As the wildebeest migrate around the Serengeti and the Mara during the year, in the latter part, from end of July through to October (roughly) the entire migration crosses the great Mara River. This is an amazing spectacle really worth seeing (come with me!) Here you can see some of the chaos as thousands of wildebeest congregate on the banks of the Mara River about to cross. I like to feel that you can sense the dust, the chaos and the uncertainty they are feeling, but then they are wildebeest so they probably don't feel anything, who knows?
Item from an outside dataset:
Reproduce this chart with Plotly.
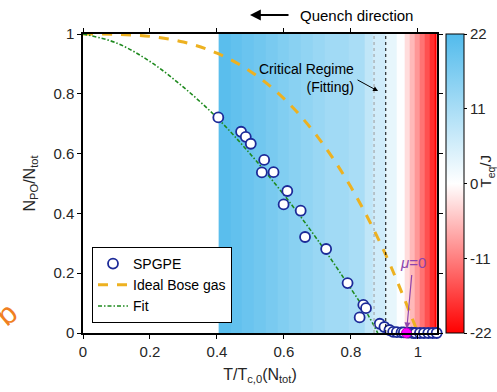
import plotly.graph_objects as go

# SPGPE condensate fraction vs. reduced temperature
spgpe_x = [0.404, 0.472, 0.486, 0.501, 0.541, 0.534, 0.569, 0.610, 0.599, 0.650,
           0.663, 0.726, 0.790, 0.837, 0.845, 0.826, 0.886, 0.900, 0.915, 0.926,
           0.937, 0.951, 0.958, 0.972, 0.981, 0.987, 0.993, 1.006, 1.018, 1.031,
           1.044, 1.056]
spgpe_y = [0.721, 0.673, 0.656, 0.633, 0.579, 0.537, 0.538, 0.475, 0.430, 0.409,
           0.321, 0.281, 0.167, 0.094, 0.083, 0.052, 0.031, 0.020, 0.010, 0.004,
           0.003, 0.002, 0.002, 0.001, 0.001, 0.0, 0.0, 0.0, 0.0, 0.0,
           0.0, 0.0]

# ideal Bose gas curve
ideal_x = [0.0, 0.1, 0.2, 0.3, 0.4, 0.5, 0.6, 0.7, 0.8, 0.9, 1.0]
ideal_y = [1.0, 0.999, 0.992, 0.973, 0.936, 0.875, 0.784, 0.657, 0.488, 0.271, 0.0]

# fitted curve
fit_x = [0.0, 0.1, 0.2, 0.3, 0.4, 0.5, 0.6, 0.7, 0.8, 0.85, 0.88]
fit_y = [1.0, 0.970, 0.908, 0.822, 0.720, 0.598, 0.462, 0.312, 0.148, 0.062, 0.0]

# mu = 0 point
mu0_x = [0.966]
mu0_y = [0.0]

# quench temperature stripes: edges along T/Tc and colour value per stripe
stripe_edges = [0.405, 0.44, 0.475, 0.51, 0.545, 0.58, 0.615, 0.65, 0.685, 0.722,
                0.794, 0.842, 0.866, 0.904, 0.937, 0.961, 0.976, 0.991, 1.006,
                1.021, 1.036, 1.051, 1.057]
stripe_vals = [21, 20, 19, 18, 17, 16, 15, 14, 13, 12, 11, 8, 6, 3, 0.3,
               -3, -6, -9, -12, -15, -18, -22]

crit_lines = [0.869, 0.904]
cbar_ticks = [22, 11, 0, -11, -22]
x_ticks = [0, 0.2, 0.4, 0.6, 0.8, 1]
y_ticks = [0, 0.2, 0.4, 0.6, 0.8, 1]

FONT = "Liberation Sans, Arial, sans-serif"
TXT = "#262626"

# page geometry (px): plot area spans x 83..437, y 34..333
W, H = 497, 392
ML, MR, MT, MB = 83, 0, 20, 20
PX0, PX1, PY0, PY1 = 83, 437, 34, 333
paper_w = W - ML - MR
paper_h = H - MT - MB


def px_x(p):
    return (p - ML) / paper_w


def px_y(p):
    return (H - MB - p) / paper_h


PW = PX1 - PX0  # plot-area width for domain-relative placement

fig = go.Figure()

fig.add_trace(go.Heatmap(
    x=stripe_edges, y=[0, 1], z=[stripe_vals],
    zmin=-22, zmax=22,
    colorscale=[[0, "#ff0000"], [0.5, "#ffffff"], [1, "#52bbec"]],
    showlegend=False, hoverinfo="skip",
    colorbar=dict(
        x=px_x(446), xanchor="left", xpad=0,
        y=(px_y(PY0) + px_y(PY1)) / 2, yanchor="middle", ypad=0,
        len=PY1 - PY0, lenmode="pixels", thickness=18,
        outlinecolor="black", outlinewidth=1,
        tickvals=cbar_ticks, ticktext=[str(v) for v in cbar_ticks],
        ticks="outside", ticklen=3, tickcolor="black",
        tickfont=dict(family=FONT, size=15, color=TXT),
    ),
))

fig.add_trace(go.Scatter(
    x=ideal_x, y=ideal_y, mode="lines", name="Ideal Bose gas",
    line=dict(color="#edb120", width=3, dash="10px,9px", shape="spline"),
    legendrank=2,
))
fig.add_trace(go.Scatter(
    x=fit_x, y=fit_y, mode="lines", name="Fit",
    line=dict(color="#1f8a1f", width=1.6, dash="4px,2px,1.5px,2px", shape="spline"),
    legendrank=3,
))
fig.add_trace(go.Scatter(
    x=spgpe_x, y=spgpe_y, mode="markers", name="SPGPE",
    marker=dict(symbol="circle", size=10, color="white",
                line=dict(color="#1c2a98", width=1.8)),
    cliponaxis=False, legendrank=1,
))
fig.add_trace(go.Scatter(
    x=mu0_x, y=mu0_y, mode="markers", showlegend=False,
    marker=dict(symbol="circle", size=10, color="#ff00ff",
                line=dict(color="#b000b0", width=1)),
    cliponaxis=False,
))

for xv, col in zip(crit_lines, ["#9a9a9a", "#000000"]):
    fig.add_shape(type="line", x0=xv, x1=xv, y0=0, y1=1, xref="x", yref="y",
                  line=dict(color=col, width=1, dash="3px,3px"), layer="above")

XD, YD = "x domain", "y domain"
ann = [
    # quench direction arrow and label
    dict(x=(250 - PX0) / PW, y=1.0635, xref=XD, yref=YD, text="",
         showarrow=True, ax=40, ay=0, arrowhead=2, arrowsize=1.2,
         arrowwidth=1.8, arrowcolor="black"),
    dict(x=(298 - PX0) / PW, y=1.0635, xref=XD, yref=YD,
         text="Quench direction", showarrow=False, xanchor="left",
         yanchor="middle", font=dict(family=FONT, size=15, color="black")),
    # critical regime label
    dict(x=(356 - PX0) / PW, y=0.853, xref=XD, yref=YD,
         text="Critical Regime<br>(Fitting)", align="right",
         showarrow=False, xanchor="right", yanchor="middle",
         font=dict(family=FONT, size=14, color="black")),
    dict(x=0.881, y=0.809, xref="x", yref="y", text="",
         showarrow=True, ax=-22, ay=-12, arrowhead=2, arrowsize=1,
         arrowwidth=1, arrowcolor="black"),
    # mu = 0 marker label
    dict(x=0.967, y=0.015, xref="x", yref="y", text="",
         showarrow=True, ax=5, ay=-55, arrowhead=2, arrowsize=1,
         arrowwidth=1.2, arrowcolor="#8e44ad"),
    dict(x=0.985, y=0.237, xref="x", yref="y", text="<i>μ</i>=0",
         showarrow=False, xanchor="center", yanchor="middle",
         font=dict(family=FONT, size=15, color="#8e44ad")),
    # colour bar title
    dict(x=(487 - PX0) / PW, y=0.54, xref=XD, yref=YD,
         text="T<sub>eq</sub>/J", showarrow=False, textangle=-90,
         xanchor="center", yanchor="middle",
         font=dict(family=FONT, size=15, color=TXT)),
    # panel letter at the left edge
    dict(x=-0.215, y=0.065, xref=XD, yref=YD, text="b",
         showarrow=False, textangle=-40, xanchor="center", yanchor="middle",
         font=dict(family=FONT, size=30, color="#f07f22")),
]

fig.update_layout(
    width=W, height=H,
    margin=dict(l=ML, r=MR, t=MT, b=MB),
    paper_bgcolor="white", plot_bgcolor="white",
    font=dict(family=FONT, size=15, color=TXT),
    annotations=ann,
    legend=dict(x=px_x(92), y=px_y(323), xanchor="left", yanchor="bottom",
                bgcolor="white", bordercolor="black", borderwidth=1,
                font=dict(family=FONT, size=14, color="black"),
                itemwidth=30, tracegroupgap=0),
    xaxis=dict(domain=[px_x(PX0), px_x(PX1)], range=[0, 1.057], tickvals=x_ticks,
               ticktext=[f"{v:g}" for v in x_ticks],
               showline=True, linecolor="black", linewidth=1.5, mirror="ticks",
               ticks="outside", ticklen=4, tickcolor="black", tickwidth=1.2,
               showgrid=False, zeroline=False,
               title=dict(text="T/T<sub>c,0</sub>(N<sub>tot</sub>)", standoff=10,
                          font=dict(family=FONT, size=16, color=TXT))),
    yaxis=dict(domain=[px_y(PY1), px_y(PY0)], range=[0, 1], tickvals=y_ticks,
               ticktext=[f"{v:g}" for v in y_ticks],
               showline=True, linecolor="black", linewidth=1.5, mirror="ticks",
               ticks="outside", ticklen=4, tickcolor="black", tickwidth=1.2,
               showgrid=False, zeroline=False,
               title=dict(text="N<sub>PO</sub>/N<sub>tot</sub>", standoff=14,
                          font=dict(family=FONT, size=16, color=TXT))),
)

fig.write_html("out.html")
So often, as a wildlife photographer, I find myself photographing the big stuff; you know, the lions, the elephants, the migration. But here I was able to find a really expressive image of a giraffe, which I am so excited about. By bleaching out a little of the background it, the black and white really focuses you on his face. He’s a male Maasai Giraffe, photographed in the South Luangwa Valley National Park in Zambia (a really awesome safari experience, wow!) No hair on his horns, actually they aren’t horns at all: Cool Fact alert: the two protrusions on his head are called ossicones, and they are made of ossified cartilage rather than living bone and are covered in hair and skin as opposed to keratin, so cool. The male’s hair has worn off and the females have hair covering theirs.
We came across these two mating lions in the Maasai Mara in Kenya and I was able to grab a quick shot as she came up to him and nudged him ‘affectionately’. Obviously we all love to anthropomorphise wildlife behaviour, and I couldn't help but chuckle as I saw his slightly alarmed expression. “Not again darling?” Lions can mate for up to 4 days, even more sometimes and when they start they copulate every 15 minutes or so (these facts vary massively) but its still a huge workload…
I love photographing big, fancy male lions. This male I photographed in the Serengeti, the wind was blowing his mane back a little bit, he was looking away, maybe looking for his pride. But I was the invisible observer and I love that. He is properly beautiful.
We were driving in the Okavango Delta, Botswana, during the dry season and came round the corner and there was this chap quietly waking up in the early morning, do some feline grooming. Just like your cat does at home, but a teechy bit bigger. He was totally relaxed, but the look he gave me when I was photographing him was outstanding. There is an intrinsic knowledge that he is top of the food chain, and I feel that power through his eyes.
This lovely male lion was wondering through the grass on a stormy afternoon in the Seronera area of the Serengeti. I was willing him up onto a termite mound as ‘lion walks through grass’ is a tricky great image to make look fabulous. However, when large male lion walks onto termite mound, which is dramatically hidden in the long grass, bingo, he looks truly majestic. I really love this image, again, he is looking away, so we are detached viewers into his world.
This is my favourite image I have taken for a few years. I was recently in the southern Serengeti filming a series on YouTube during the global lockdown. It was late morning, not a lot going on and I saw this zebra standing on the right. Looking very relaxed, so I popped down into the grass, focused on his head with a wide open aperture of f4 (for the camera nerds) and the grasses between us blurred and the image popped out. The black and white conversion I feel truly enhances the mystery I feel about this image, and best of all, its with a zebra, which is a much under photographed creature.